Let me return to monkeys for a moment. Jules Masserman and his colleagues studied whether rhesus monkeys would forgo food if they knew that by securing the food another monkey would suffer an electric shock. Douglas Allchin writes, “In many cases monkeys prolonged their hunger rather than administer the painful stimulus. One monkey refrained from eating under such circumstances for twelve days. Extended investigation showed that: (a) self-starvation was more likely in animals that themselves had experienced electroshock as a subject; (b) sacrificial behavior was not biased toward members of higher dominance rank; (c) ‘altruistic’ behavior was stronger for cage mates (though not statistically significant); and (d) visual contact even without auditory cues was apparently sufficient to induce the response.”

Perhaps it is a step too far, but what this says to me is that the way to bring our country together is by having citizens with different points of views and experiences interact with one another directly in a sustained way. This can be accomplished by creating a program of national service, where everyone, upon high school graduation, must serve for a year away in another part of the country or overseas. There could be options for the military, community service, and physical labor.

For me the great disappoint of the Obama administration is that it didn’t follow through on the call for collective sacrifice. Three years ago I found my students receptive to the call to rise above themselves and serve the common good. But the impulse to help, the desire to be of use was never tapped; they never were called upon to serve and sacrifice.

But something seems to be stirring. The tea party movement and those occupying Wall Street are filling the void left by traditional politics. Unfortunately, neither group is talking to the other but rather makes assumptions that are often mistaken and condescending. They are, as the saying goes, preaching to the choir.

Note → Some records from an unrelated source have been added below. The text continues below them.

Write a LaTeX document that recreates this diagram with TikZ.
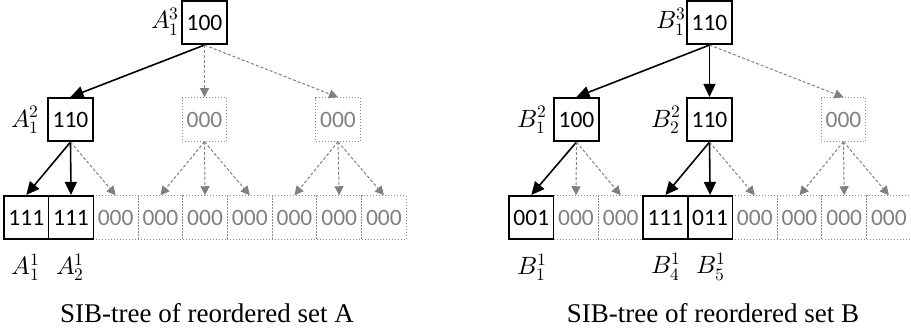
\documentclass[tikz,border=0pt]{standalone}
\usepackage{fontspec}
\usepackage{unicode-math}
\setmainfont{Carlito}
\setmathfont{Latin Modern Math}
\newfontfamily\capfont{Liberation Serif}
\usetikzlibrary{arrows.meta}
\definecolor{gr}{HTML}{808080}
\definecolor{grb}{HTML}{8C8C8C}
\tikzset{
  box/.style={draw=black,line width=1.6pt,minimum width=44.7pt,minimum height=43.5pt,inner sep=0pt,font=\fontsize{23.5}{27}\selectfont,text=black},
  gbox/.style={draw=grb,dotted,line width=1pt,minimum width=44.7pt,minimum height=43.5pt,inner sep=0pt,font=\fontsize{23.5}{27}\selectfont,text=gr},
  sarr/.style={-{Triangle[length=13pt,width=12pt]},line width=1.6pt,black},
  darr/.style={-{Triangle[length=9pt,width=9pt]},line width=1pt,gr,dash pattern=on 3pt off 2pt},
  lab/.style={inner sep=0pt,font=\fontsize{25}{29}\selectfont},
  captxt/.style={inner sep=0pt,font=\capfont\fontsize{27}{31}\selectfont}
}
\begin{document}
\begin{tikzpicture}[x=1pt,y=-1pt]
\useasboundingbox (0,0) rectangle (911,334);
% ---------- tree A ----------
\node[box] (ar) at (204.5,22.5) {100};
\node[box] (a2a) at (70.5,119.5) {110};
\node[gbox] (a2b) at (204.5,119.5) {000};
\node[gbox] (a2c) at (338,119.5) {000};
\foreach \i in {3,...,9}{
  \node[gbox] (al\i) at ({26.3+44.7*(\i-1)},217.5) {000};
}
\node[box] (al1) at (26.3,217.5) {111};
\node[box] (al2) at (71,217.5) {111};
\draw[sarr] (ar.south) -- (a2a.north);
\draw[darr] (ar.south) -- (a2b.north);
\draw[darr] (ar.south) -- (a2c.north);
\draw[sarr] (a2a.south) -- (al1.north);
\draw[sarr] (a2a.south) -- (al2.north);
\draw[darr] (a2a.south) -- (al3.north);
\draw[darr] (a2b.south) -- (al4.north);
\draw[darr] (a2b.south) -- (al5.north);
\draw[darr] (a2b.south) -- (al6.north);
\draw[darr] (a2c.south) -- (al7.north);
\draw[darr] (a2c.south) -- (al8.north);
\draw[darr] (a2c.south) -- (al9.north);
\node[lab] (lar) at (165,22) {$A_1^3$};
\node[lab] (la2) at (25,120) {$A_1^2$};
\node[lab] (la11) at (26,267) {$A_1^1$};
\node[lab] (la12) at (70,267) {$A_2^1$};
\node[captxt] (capa) at (207,313) {SIB-tree of reordered set A};
% ---------- tree B ----------
\begin{scope}[xshift=505pt]
\node[box] (br) at (204.5,22.5) {110};
\node[box] (b2a) at (71.5,119.5) {100};
\node[box] (b2b) at (204.5,119.5) {110};
\node[gbox] (b2c) at (338.5,119.5) {000};
\foreach \i in {2,3,6,7,8,9}{
  \node[gbox] (bl\i) at ({26.3+44.7*(\i-1)},217.5) {000};
}
\node[box] (bl1) at (26.3,217.5) {001};
\node[box] (bl4) at (160.4,217.5) {111};
\node[box] (bl5) at (205.1,217.5) {011};
\draw[sarr] (br.south) -- (b2a.north);
\draw[sarr] (br.south) -- (b2b.north);
\draw[darr] (br.south) -- (b2c.north);
\draw[sarr] (b2a.south) -- (bl1.north);
\draw[darr] (b2a.south) -- (bl2.north);
\draw[darr] (b2a.south) -- (bl3.north);
\draw[sarr] (b2b.south) -- (bl4.north);
\draw[sarr] (b2b.south) -- (bl5.north);
\draw[darr] (b2b.south) -- (bl6.north);
\draw[darr] (b2c.south) -- (bl7.north);
\draw[darr] (b2c.south) -- (bl8.north);
\draw[darr] (b2c.south) -- (bl9.north);
\node[lab] (lbr) at (166,22) {$B_1^3$};
\node[lab] (lb2a) at (27,120) {$B_1^2$};
\node[lab] (lb2b) at (161,120) {$B_2^2$};
\node[lab] (lb11) at (27,267) {$B_1^1$};
\node[lab] (lb14) at (161,267) {$B_4^1$};
\node[lab] (lb15) at (206,267) {$B_5^1$};
\node[captxt] (capb) at (208,313) {SIB-tree of reordered set B};
\end{scope}
\end{tikzpicture}
\end{document}
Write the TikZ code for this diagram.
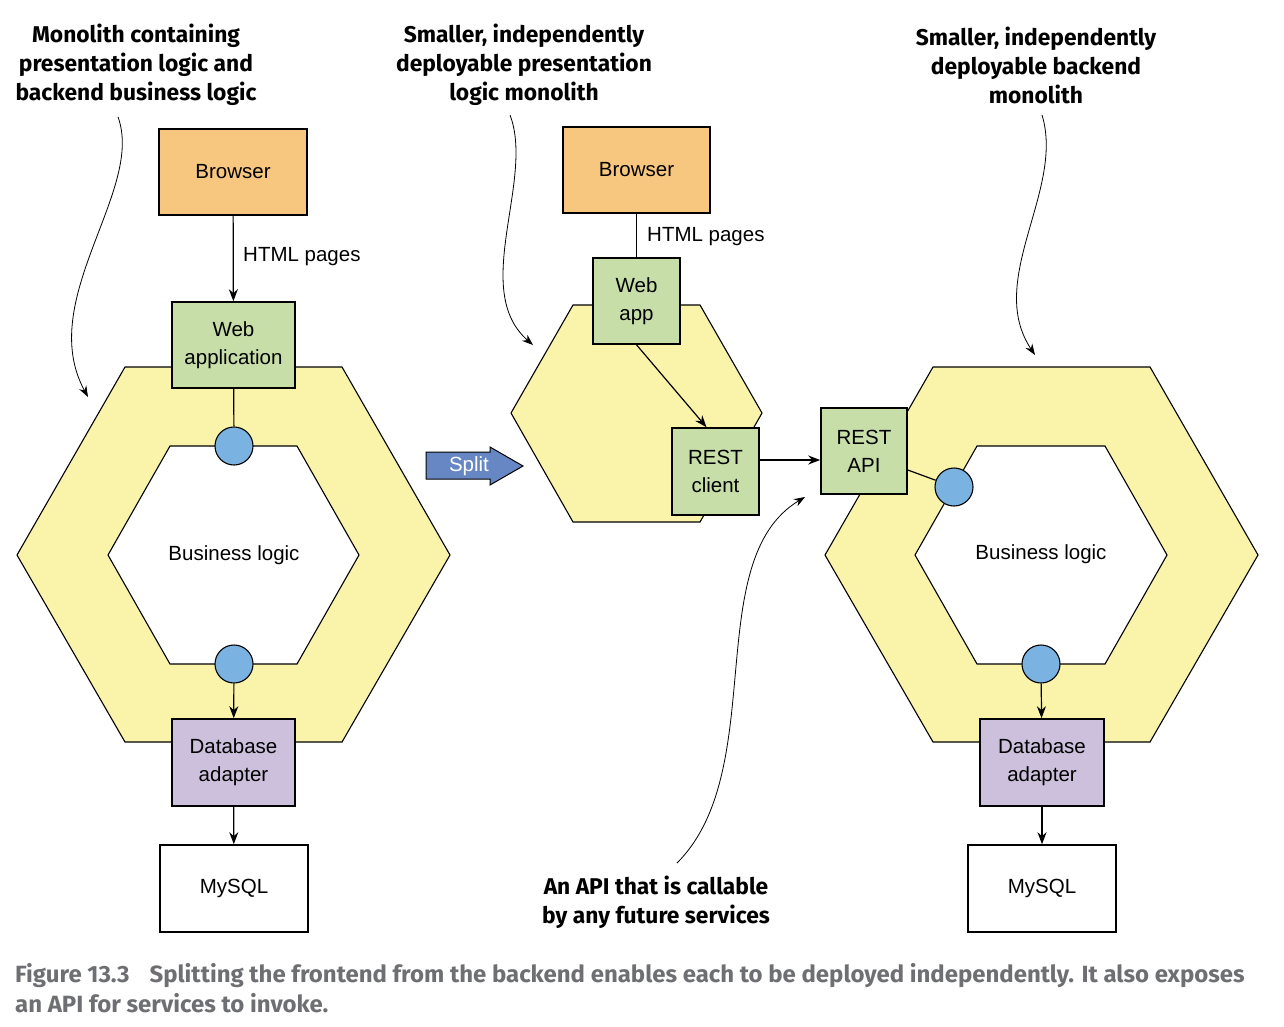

National service holds out the hope of blurring the lines between the reds and the blues, conservatives and liberals, theists and non-believers. When you work side-by-side, when you really listen to another’s fears and aspirations, when you get to know something about another’s values and histories, you are more likely to see them as human beings much like yourself. And then, like the monkeys in the Masserman study, maybe, just maybe, we can stop shocking one another.